----- The data -----
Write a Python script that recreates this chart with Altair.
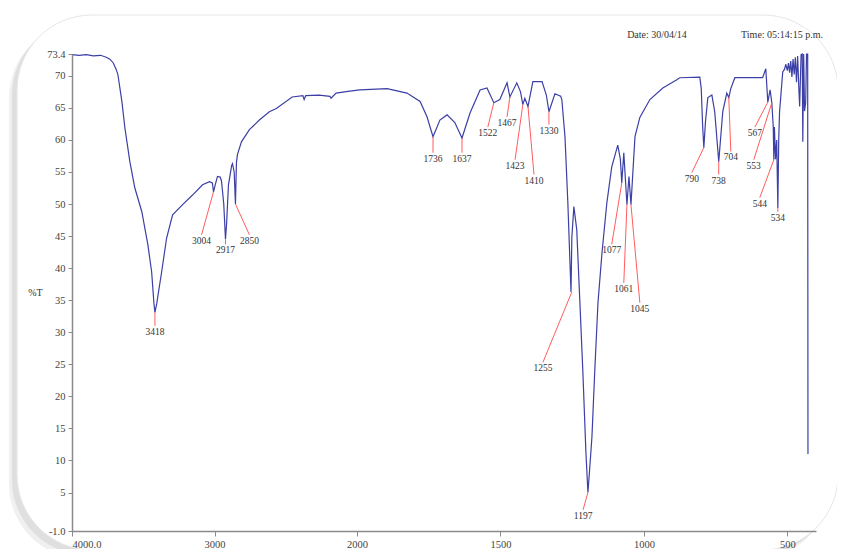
import altair as alt
import pandas as pd

# ---------------- spectrum (wavenumber cm-1, %T) ----------------
wn = [4000, 3950, 3900, 3850, 3800, 3760, 3734, 3710, 3690, 3678, 3650, 3629, 3594,
      3559, 3510, 3468, 3441, 3425, 3418, 3405, 3399, 3371, 3336, 3294, 3224, 3154,
      3084, 3035, 3015, 3007, 2995, 2979, 2960, 2951, 2935, 2923, 2915, 2902, 2880,
      2874, 2862, 2853, 2846, 2839, 2811, 2755, 2685, 2615, 2566, 2455, 2380, 2371,
      2360, 2266, 2190, 2182, 2147, 2050, 1990, 1895, 1826, 1780, 1756, 1735, 1711,
      1686, 1659, 1634, 1606, 1571, 1547, 1523, 1502, 1477, 1467, 1443, 1430, 1422,
      1415, 1404, 1387, 1355, 1340, 1331, 1310, 1290, 1286, 1275, 1265, 1254, 1251,
      1244, 1234, 1223, 1213, 1202, 1195, 1190, 1181, 1171, 1160, 1146, 1129, 1112,
      1091, 1082, 1077, 1070, 1059, 1052, 1045, 1031, 1014, 979, 934, 885, 875, 805,
      800, 795, 791, 785, 777, 763, 753, 739, 725, 711, 704, 697, 683, 586, 575, 568,
      560, 554, 549, 547, 545, 541, 537, 533, 530, 527, 516, 510, 505, 500, 496, 492,
      488, 484, 480, 476, 472, 468, 464, 460, 457, 452, 448, 446, 443, 440, 436, 433,
      431, 429, 428]
tr = [73.3, 73.2, 73.3, 73.1, 73.2, 72.9, 72.6, 72.0, 71.0, 70.2, 66.0, 61.9, 56.6,
      52.5, 48.8, 43.7, 39.4, 34.5, 33.1, 34.5, 35.4, 39.4, 44.7, 48.3, 49.9, 51.4,
      53.0, 53.5, 53.3, 51.9, 53.0, 54.3, 54.2, 53.6, 50.0, 44.5, 47.0, 53.0, 56.0,
      56.3, 55.0, 50.0, 56.5, 57.7, 59.7, 61.6, 63.1, 64.4, 64.9, 66.7, 66.9, 66.3,
      66.9, 67.0, 66.8, 66.5, 67.3, 67.6, 67.8, 68.0, 67.3, 66.0, 63.6, 60.5, 63.1,
      63.9, 62.7, 60.3, 64.2, 67.8, 68.1, 65.8, 66.3, 68.9, 66.7, 68.9, 67.5, 65.5,
      66.5, 65.2, 69.1, 69.1, 67.0, 64.4, 67.2, 66.8, 66.3, 60.5, 50.2, 36.3, 44.9,
      49.6, 46.0, 34.6, 24.2, 11.2, 5.0, 8.0, 13.7, 24.2, 34.6, 42.4, 50.2, 55.8,
      59.2, 57.0, 53.3, 58.0, 49.9, 54.3, 49.9, 60.5, 63.5, 66.3, 68.1, 69.4, 69.7, 69.8,
      68.0, 62.0, 58.8, 63.0, 66.6, 67.0, 64.4, 56.6, 64.4, 67.3, 66.6, 68.0, 69.7, 69.7,
      71.1, 65.9, 67.8, 65.8, 62.0, 56.9, 62.0, 57.0, 60.0, 49.4, 60.0, 64.4, 70.6,
      71.0, 71.8, 70.8, 72.0, 70.5, 72.3, 69.8, 72.6, 70.2, 72.9, 69.0, 73.1, 68.2,
      65.2, 73.3, 73.4, 59.7, 73.4, 64.5, 65.8, 73.4, 73.4, 73.4, 11.0]

# ---------------- peak annotations ----------------
peak_labels = ["3418", "3004", "2917", "2850", "1736", "1637", "1522", "1467", "1423",
               "1410", "1330", "1255", "1197", "1077", "1061", "1045", "790", "738",
               "704", "567", "553", "544", "534"]
peak_wn = [3418, 3007, 2923, 2853, 1735, 1634, 1523, 1467, 1422, 1404, 1331, 1251,
           1195, 1077, 1059, 1045, 791, 739, 704, 568, 554, 547, 533]
peak_t = [33.1, 51.9, 44.5, 50.0, 60.5, 60.3, 65.8, 66.7, 65.5, 65.2, 64.4, 36.3, 5.0,
          53.3, 49.9, 49.9, 58.8, 56.6, 66.6, 65.9, 65.8, 56.9, 49.4]
lab_wn = [3418, 3091, 2923, 2755, 1735, 1634, 1544, 1477, 1449, 1383, 1331, 1352, 1212,
          1112, 1070, 1014, 833, 739, 697, 613, 617, 596, 533]
lab_t = [31.0, 45.2, 43.7, 45.2, 58.0, 58.0, 62.0, 63.6, 56.9, 54.6, 62.4, 25.3, 2.3,
         43.7, 37.7, 34.6, 54.9, 54.6, 58.2, 62.0, 56.9, 51.0, 48.8]

x_ticks = [4000, 3000, 2000, 1500, 1000, 500]
y_ticks = [-1, 5, 10, 15, 20, 25, 30, 35, 40, 45, 50, 55, 60, 65, 70, 73.4]

W, H = 744, 477
SERIF = "Liberation Serif"

spec = pd.DataFrame({"wn": wn, "t": tr, "i": list(range(len(wn)))})
peaks = pd.DataFrame({"label": peak_labels, "pwn": peak_wn, "pt": peak_t,
                      "lwn": lab_wn, "lt": lab_t})

xscale = alt.Scale(domain=[4000, 2000, 400], range=[0, 285, W], nice=False, zero=False)
yscale = alt.Scale(domain=[-1, 73.4], nice=False, zero=False)

xaxis = alt.Axis(values=x_ticks, tickCount=len(x_ticks) + 4, title=None, grid=False,
                 zindex=1, labelOverlap=False,
                 labelExpr="datum.value == 4000 ? '4000.0' : '' + datum.value",
                 labelFont=SERIF, labelFontSize=10.5, labelColor="#444",
                 domainColor="#8a8a8a", domainWidth=1.5, tickColor="#8a8a8a",
                 tickSize=5, labelPadding=3)
yaxis = alt.Axis(values=y_ticks, tickCount=len(y_ticks) + 4, title="%T", grid=False,
                 zindex=1, labelOverlap=False,
                 labelExpr="datum.value == -1 ? '-1.0' : (datum.value == 73.4 ? '73.4' : '' + datum.value)",
                 labelFont=SERIF, labelFontSize=10.5, labelColor="#444",
                 domainColor="#8a8a8a", domainWidth=1.5, tickColor="#8a8a8a",
                 tickSize=4, labelPadding=3,
                 titleAngle=0, titleX=-37, titleY=243, titleFont=SERIF,
                 titleFontSize=10, titleFontWeight="normal", titleColor="#333")

one = pd.DataFrame({"k": [0]})

# decorative rounded frame with a soft shadow
shadow1 = alt.Chart(one).mark_rect(cornerRadius=75, color="#9a9a9a", opacity=0.15).encode(
    x=alt.value(-63), x2=alt.value(758), y=alt.value(-31), y2=alt.value(505))
shadow2 = alt.Chart(one).mark_rect(cornerRadius=75, color="#9a9a9a", opacity=0.2).encode(
    x=alt.value(-60), x2=alt.value(761), y=alt.value(-34), y2=alt.value(501))
frame = alt.Chart(one).mark_rect(cornerRadius=75, fill="white", stroke="#e6e6e6",
                                 strokeWidth=1).encode(
    x=alt.value(-55), x2=alt.value(766), y=alt.value(-39), y2=alt.value(496))

line = alt.Chart(spec).mark_line(color="#3c3fa6", strokeWidth=1.2).encode(
    x=alt.X("wn:Q", scale=xscale, axis=xaxis),
    y=alt.Y("t:Q", scale=yscale, axis=yaxis),
    order="i:Q")

leaders = alt.Chart(peaks).mark_rule(color="#ff5c5c", strokeWidth=1).encode(
    x=alt.X("pwn:Q", scale=xscale, axis=xaxis), x2="lwn:Q",
    y=alt.Y("pt:Q", scale=yscale, axis=yaxis), y2="lt:Q")

labels = alt.Chart(peaks).mark_text(font=SERIF, fontSize=9.5, color="#333",
                                    baseline="top", align="center", dy=1).encode(
    x=alt.X("lwn:Q", scale=xscale, axis=xaxis), y=alt.Y("lt:Q", scale=yscale, axis=yaxis),
    text="label:N")

date_txt = alt.Chart(one).mark_text(font=SERIF, fontSize=10, color="#333",
                                    baseline="middle", align="center").encode(
    x=alt.value(585), y=alt.value(-19), text=alt.value("Date: 30/04/14"))
time_txt = alt.Chart(one).mark_text(font=SERIF, fontSize=10, color="#333",
                                    baseline="middle", align="center").encode(
    x=alt.value(710), y=alt.value(-19), text=alt.value("Time: 05:14:15 p.m."))

chart = alt.layer(shadow1, shadow2, frame, line, leaders, labels, date_txt, time_txt).properties(
    width=W, height=H,
    padding={"left": 64, "top": 46, "right": 21, "bottom": 18},
    autosize=alt.AutoSizeParams(type="none"),
    background="white",
).configure_view(stroke=None)

chart.save("out.html", embed_options={"renderer": "svg", "actions": False})
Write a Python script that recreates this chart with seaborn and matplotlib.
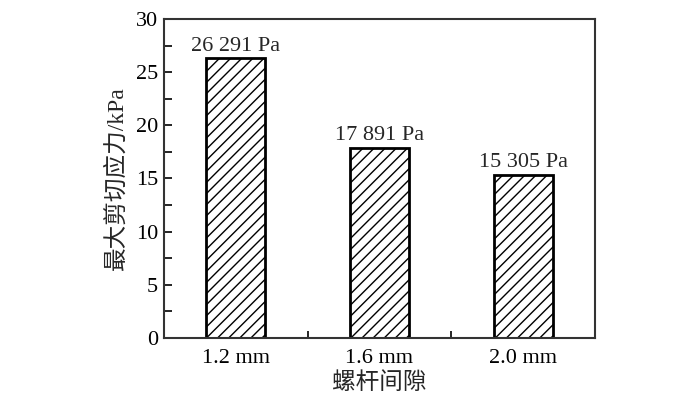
-----
§ Requirements
Repeat the lines from where the entries begin to the line with "import pandas as pd", both included. Any picture is left out.

§ Task result
Write a Python script that recreates this chart with Altair.
import altair as alt
import pandas as pd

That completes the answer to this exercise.